Pour illustrer mon propos selon lequel une éducation complète serait nécessaire, je vous renvoie à l’exemple de l’ingénieur, de l’architecte ou du contacteur : comment peuvent-ils penser implanter arbitrairement un système hydroélectrique sur un territoire nordique sans d’abord connaître les enjeux éthiques et historiques de la population qui l’habite ? Vous pouvez aussi bien prendre un laissez- passer double pour : « Conflits d’intérêt – le spectacle ».
Il faut que vous sachiez que les théories relatives à mon utopie ne datent pas d’hier. Abdelkrim Hasni, professeur en didactique des sciences à l’Université de Sherbrooke, en retrace les débuts : « Au Québec, la question de l’interdisciplinarité dans l’enseignement est à l’ordre du jour depuis les années 1980 », alors que le Conseil supérieur de l’éducation a publié un rapport qui recommandait que « chaque élève arrive à mieux comprendre les liens qui existent entre tous les apprentissages qu’il réalise ». À mon avis, cette approche éducative a tout pour perdurer et, avec un peu de volonté, on saura peutêtre mettre sur pied une faculté autonome, celle du savoir.
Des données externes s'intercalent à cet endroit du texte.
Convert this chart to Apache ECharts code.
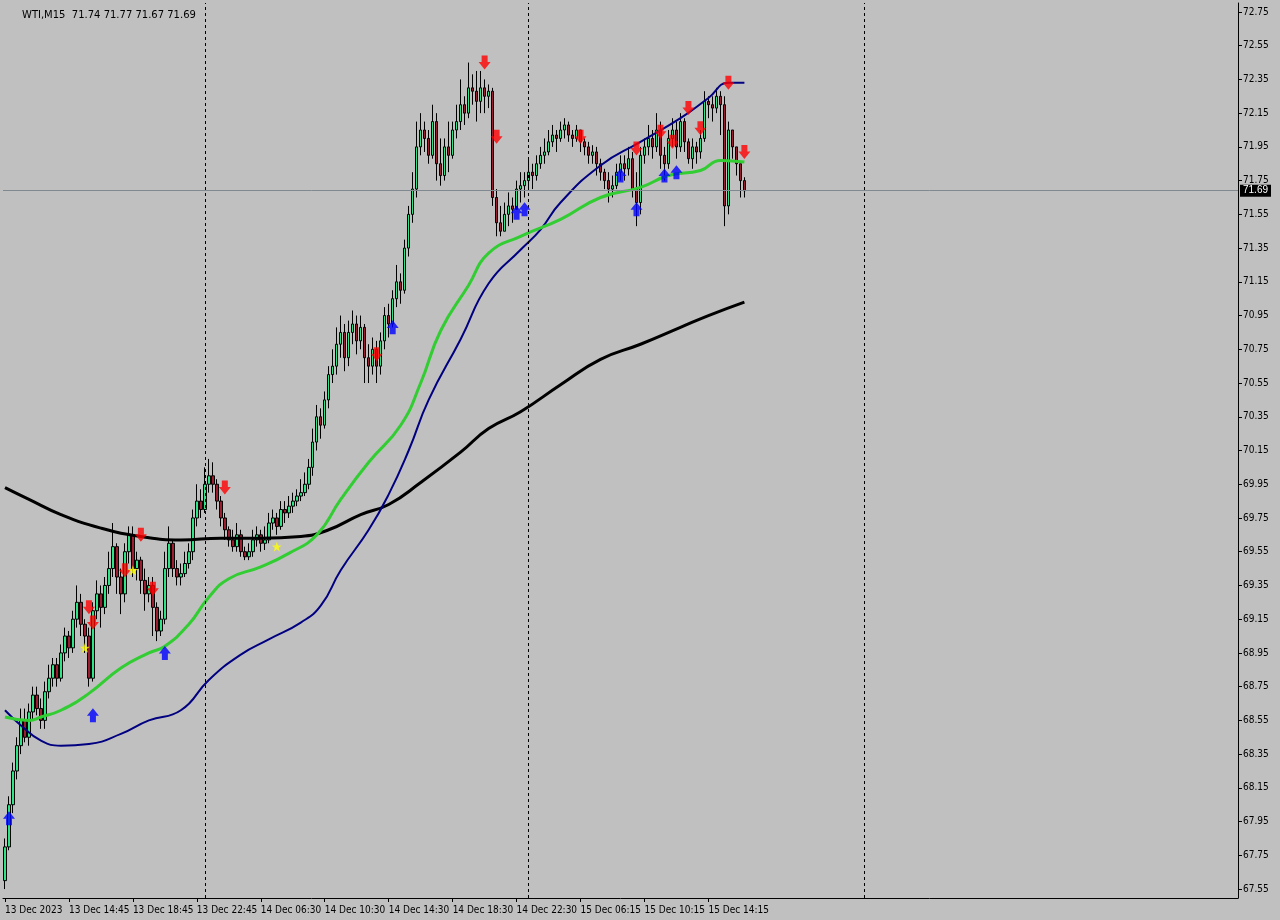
<!DOCTYPE html>
<html>
<head>
<meta charset="utf-8">
<script src="https://cdn.jsdelivr.net/npm/echarts@6/dist/echarts.min.js"></script>
<style>html,body{margin:0;padding:0;background:#c0c0c0}#main{width:1280px;height:920px}</style>
</head>
<body>
<div id="main"></div>
<script>
// WTI M15 candles (open = previous close)
var firstOpen = 67.60;
var closes = [
67.80,68.05,68.25,68.40,68.55,68.45,68.60,68.70,68.62,68.55,
68.72,68.80,68.88,68.80,68.95,69.05,68.98,69.15,69.25,69.12,
69.05,68.80,69.20,69.30,69.22,69.35,69.45,69.58,69.40,69.30,
69.55,69.65,69.45,69.50,69.38,69.30,69.35,69.22,69.08,69.15,
69.45,69.60,69.45,69.40,69.42,69.48,69.55,69.75,69.85,69.80,
69.95,70.00,69.95,69.85,69.75,69.68,69.62,69.58,69.65,69.55,
69.52,69.55,69.62,69.65,69.60,69.62,69.72,69.75,69.70,69.80,
69.78,69.82,69.85,69.88,69.90,69.95,70.05,70.20,70.35,70.30,
70.45,70.60,70.65,70.78,70.85,70.70,70.85,70.90,70.80,70.88,
70.70,70.65,70.75,70.65,70.80,70.95,70.90,71.05,71.15,71.10,
71.35,71.55,71.70,71.95,72.05,72.00,71.90,72.10,71.85,71.78,
71.95,71.90,72.05,72.10,72.20,72.15,72.30,72.28,72.22,72.30,
72.25,72.28,71.65,71.50,71.45,71.55,71.60,71.58,71.70,71.72,
71.75,71.80,71.78,71.85,71.90,71.92,71.98,72.02,72.00,72.05,
72.08,72.02,72.00,72.05,71.98,71.95,71.90,71.92,71.85,71.80,
71.75,71.70,71.72,71.80,71.85,71.82,71.88,71.70,71.62,71.90,
71.95,72.00,71.95,72.05,71.90,71.85,72.00,72.05,71.95,72.10,
71.98,71.88,71.95,71.92,72.00,72.22,72.20,72.18,72.25,72.20,
71.60,72.05,71.95,71.85,71.75,71.69
];
var lows = [
67.55,67.78,68.00,68.20,68.35,68.42,68.40,68.55,68.58,68.50,
68.50,68.68,68.75,68.75,68.78,68.90,68.92,68.95,69.10,69.05,
68.95,68.75,68.78,69.15,69.10,69.18,69.30,69.40,69.30,69.18,
69.25,69.48,69.40,69.38,69.30,69.20,69.25,69.05,69.02,69.05,
69.12,69.40,69.40,69.35,69.35,69.40,69.45,69.50,69.70,69.75,
69.78,69.90,69.90,69.80,69.70,69.62,69.58,69.55,69.55,69.52,
69.50,69.50,69.52,69.58,69.55,69.56,69.60,69.68,69.65,69.68,
69.72,69.75,69.78,69.82,69.85,69.88,69.92,70.00,70.15,70.22,
70.28,70.40,70.55,70.60,70.70,70.62,70.65,70.78,70.72,70.75,
70.55,70.55,70.60,70.55,70.60,70.75,70.82,70.88,71.00,71.02,
71.08,71.30,71.50,71.65,71.90,71.92,71.85,71.88,71.75,71.72,
71.75,71.80,71.88,72.00,72.05,72.08,72.12,72.20,72.10,72.15,
72.15,72.18,71.60,71.42,71.42,71.45,71.48,71.50,71.60,71.62,
71.65,71.70,71.70,71.75,71.82,71.85,71.90,71.95,71.92,71.98,
72.00,71.98,71.95,71.98,71.92,71.90,71.85,71.85,71.78,71.75,
71.70,71.62,71.65,71.70,71.75,71.75,71.78,71.65,71.48,71.55,
71.85,71.90,71.88,71.92,71.82,71.75,71.82,71.95,71.88,71.92,
71.92,71.85,71.82,71.85,71.88,71.98,72.12,72.10,72.15,72.02,
71.48,71.55,71.88,71.78,71.65,71.65
];
var highs = [
67.85,68.10,68.30,68.45,68.62,68.62,68.65,68.75,68.75,68.68,
68.78,68.88,68.92,68.92,69.00,69.10,69.08,69.20,69.35,69.30,
69.15,69.10,69.25,69.38,69.35,69.40,69.55,69.72,69.60,69.45,
69.60,69.70,69.70,69.55,69.52,69.45,69.40,69.40,69.25,69.20,
69.55,69.70,69.62,69.50,69.48,69.55,69.60,69.80,69.95,69.92,
70.05,70.10,70.08,69.98,69.88,69.78,69.70,69.68,69.72,69.68,
69.58,69.60,69.68,69.70,69.68,69.70,69.78,69.80,69.78,69.85,
69.85,69.88,69.90,69.92,69.98,70.02,70.10,70.28,70.42,70.40,
70.50,70.65,70.75,70.88,70.95,70.90,70.92,70.98,70.95,70.95,
70.90,70.78,70.82,70.80,70.85,71.00,71.02,71.10,71.25,71.20,
71.40,71.60,71.80,72.10,72.15,72.10,72.05,72.20,72.15,72.00,
72.00,72.10,72.10,72.20,72.35,72.25,72.45,72.38,72.40,72.40,
72.35,72.32,72.30,71.70,71.60,71.62,71.68,71.65,71.75,71.80,
71.80,71.88,71.85,71.90,71.95,72.00,72.05,72.08,72.05,72.10,
72.12,72.10,72.05,72.08,72.05,72.00,71.98,71.96,71.95,71.88,
71.82,71.80,71.78,71.85,71.90,71.90,71.95,71.92,71.80,71.95,
72.00,72.08,72.05,72.15,72.10,71.95,72.05,72.12,72.10,72.15,
72.12,72.00,72.00,71.98,72.05,72.28,72.25,72.25,72.30,72.28,
72.25,72.10,72.05,71.95,71.85,71.77
];

// moving averages read at sample bars: [bar, price]
var maGreen = [[0,68.57],[6,68.55],[9,68.57],[14,68.61],[21,68.71],[29,68.86],[36,68.95],[40,68.99],[46,69.12],[51,69.28],[56,69.39],[64,69.46],[71,69.54],[78,69.65],[84,69.86],[91,70.08],[99,70.30],[104,70.55],[109,70.86],[116,71.13],[121,71.32],[129,71.42],[139,71.52],[149,71.65],[159,71.71],[166,71.78],[174,71.81],[179,71.87],[185,71.86]];
var maNavy = [[0,68.61],[4,68.52],[9,68.43],[14,68.40],[21,68.41],[29,68.47],[36,68.55],[44,68.61],[51,68.79],[59,68.94],[66,69.03],[74,69.13],[79,69.23],[84,69.44],[91,69.68],[96,69.89],[101,70.15],[106,70.45],[114,70.81],[121,71.14],[129,71.34],[134,71.46],[139,71.62],[149,71.84],[159,71.98],[169,72.12],[176,72.24],[181,72.33],[185,72.33]];
var maBlack = [[0,69.93],[6,69.86],[14,69.77],[24,69.69],[34,69.64],[44,69.62],[54,69.63],[64,69.63],[74,69.64],[81,69.68],[89,69.77],[96,69.83],[104,69.96],[114,70.14],[121,70.28],[129,70.38],[139,70.54],[149,70.69],[159,70.78],[169,70.88],[176,70.95],[185,71.03]];

// signal arrows [bar, price]
var sellArrows = [[21,69.22],[22,69.13],[30,69.44],[34,69.65],[37,69.33],[55,69.93],[93,70.72],[120,72.45],[123,72.01],[144,72.01],[158,71.94],[164,72.04],[167,71.98],[171,72.18],[174,72.06],[181,72.33],[185,71.92]];
var buyArrows = [[1,67.97],[22,68.58],[40,68.95],[97,70.88],[128,71.56],[130,71.58],[154,71.78],[158,71.58],[165,71.78],[168,71.80]];
var stars = [[20,68.98],[32,69.44],[68,69.58]];

var timeLabels = ['13 Dec 2023','13 Dec 14:45','13 Dec 18:45','13 Dec 22:45','14 Dec 06:30','14 Dec 10:30','14 Dec 14:30','14 Dec 18:30','14 Dec 22:30','15 Dec 06:15','15 Dec 10:15','15 Dec 14:15'];
var priceTicks = [67.55,67.75,67.95,68.15,68.35,68.55,68.75,68.95,69.15,69.35,69.55,69.75,69.95,70.15,70.35,70.55,70.75,70.95,71.15,71.35,71.55,71.75,71.95,72.15,72.35,72.55,72.75];
var totalBars = 309;
var daySeps = [49.5, 130.5, 214.5];
var lastPrice = 71.69;

var cats = [];
for (var i = 0; i < totalBars; i++) cats.push(i);
var ohlc = closes.map(function (c, i) {
  var o = i === 0 ? firstOpen : closes[i - 1];
  return [o, c, lows[i], highs[i]];
});

var arrowDown = 'path://M3,0 L9,0 L9,6 L12,6 L6,13 L0,6 L3,6 Z';
var arrowUp = 'path://M6,0 L12,7 L9,7 L9,13 L3,13 L3,7 L0,7 Z';

var chartDom = document.getElementById('main');
var myChart = echarts.init(chartDom);
var option = {
  backgroundColor: '#c0c0c0',
  animation: false,
  title: {
    text: 'WTI,M15  71.74 71.77 71.67 71.69',
    left: 17, top: 5,
    textStyle: { fontSize: 10, fontWeight: 'normal', color: '#000', fontFamily: 'DejaVu Sans' }
  },
  grid: { left: 3, right: 42, top: 3, bottom: 22 },
  xAxis: {
    type: 'category', data: cats, boundaryGap: true,
    axisLine: { lineStyle: { color: '#000' } },
    axisTick: { show: true, length: 4, alignWithLabel: true, lineStyle: { color: '#000' },
      interval: function (idx) { return idx % 16 === 0 && idx / 16 < timeLabels.length; } },
    axisLabel: {
      interval: 0, color: '#000', fontSize: 10, fontFamily: 'DejaVu Sans Condensed', align: 'left', margin: 7,
      formatter: function (v) { v = +v; return (v % 16 === 0 && v / 16 < timeLabels.length) ? timeLabels[v / 16] : ''; }
    },
    splitLine: { show: false }
  },
  yAxis: {
    type: 'value', position: 'right', min: 67.497, max: 72.803,
    axisLine: { show: true, lineStyle: { color: '#000' } },
    axisTick: { show: true, customValues: priceTicks, length: 4, lineStyle: { color: '#000' } },
    axisLabel: { customValues: priceTicks, color: '#000', fontSize: 10, fontFamily: 'DejaVu Sans Condensed', margin: 5,
      formatter: function (v) { return v.toFixed(2); } },
    splitLine: { show: false }
  },
  series: [
    {
      type: 'candlestick', data: ohlc, barWidth: 3,
      itemStyle: { color: '#2ee586', color0: '#9c1d30', borderColor: '#000', borderColor0: '#000', borderWidth: 1 },
      markLine: {
        silent: true, symbol: 'none',
        data: [
          { yAxis: lastPrice, lineStyle: { color: '#808890', type: 'solid', width: 1 },
            label: { show: true, position: 'end', formatter: '71.69', color: '#fff', backgroundColor: '#000', padding: [1, 3], fontSize: 10, distance: 2 } }
        ].concat(daySeps.map(function (d) {
          return { xAxis: d, lineStyle: { color: '#000', type: [3, 3], width: 1 }, label: { show: false } };
        }))
      }
    },
    { type: 'line', data: maBlack, smooth: true, showSymbol: false, lineStyle: { color: '#000', width: 3 }, z: 3 },
    { type: 'line', data: maNavy, smooth: true, showSymbol: false, lineStyle: { color: '#000080', width: 2 }, z: 3 },
    { type: 'line', data: maGreen, smooth: true, showSymbol: false, lineStyle: { color: '#32cd32', width: 3 }, z: 3 },
    { type: 'scatter', data: sellArrows, symbol: arrowDown, symbolSize: [12, 14], itemStyle: { color: '#ff0000' }, z: 5 },
    { type: 'scatter', data: buyArrows, symbol: arrowUp, symbolSize: [12, 14], itemStyle: { color: '#0000ff' }, z: 5 },
    { type: 'scatter', data: stars, symbol: 'path://M5,0 L6.2,3.8 L10,3.8 L7,6.2 L8.1,10 L5,7.7 L1.9,10 L3,6.2 L0,3.8 L3.8,3.8 Z', symbolSize: 10, itemStyle: { color: '#ffff00' }, z: 5 }
  ]
};
myChart.setOption(option);
</script>
</body>
</html>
Tout compte fait, j’en reviens à cette question : les thèses à nature holistique ont-elles leur place au sein des études de premier cycle à l’université ? Maintenant que vous m’avez lue, la réponse s’avère évidente. Seulement, il faut voir si le projet éducatif de l’université va de pair avec cet objectif ; ensuite, il faut s’assurer que les méthodes utilisées pour atteindre cet objectif sont convenables.
Loin de moi l’idée de lancer des idées complètement folles et sans fondement, mais, malgré ma conviction de la nécessité d’une éducation universelle, j’ai la forte impression que mon plan souhaité restera une utopie. J’aurai beau militer avec ma pancarte « Hors de ma vue, curriculums trop bornés ! », je suis consciente que ce projet aura de la difficulté à prendre vie, à moins d’un miracle de l’Immaculée Conception qui, elle, aurait foi en la multidisciplinarité menée à son paroxysme.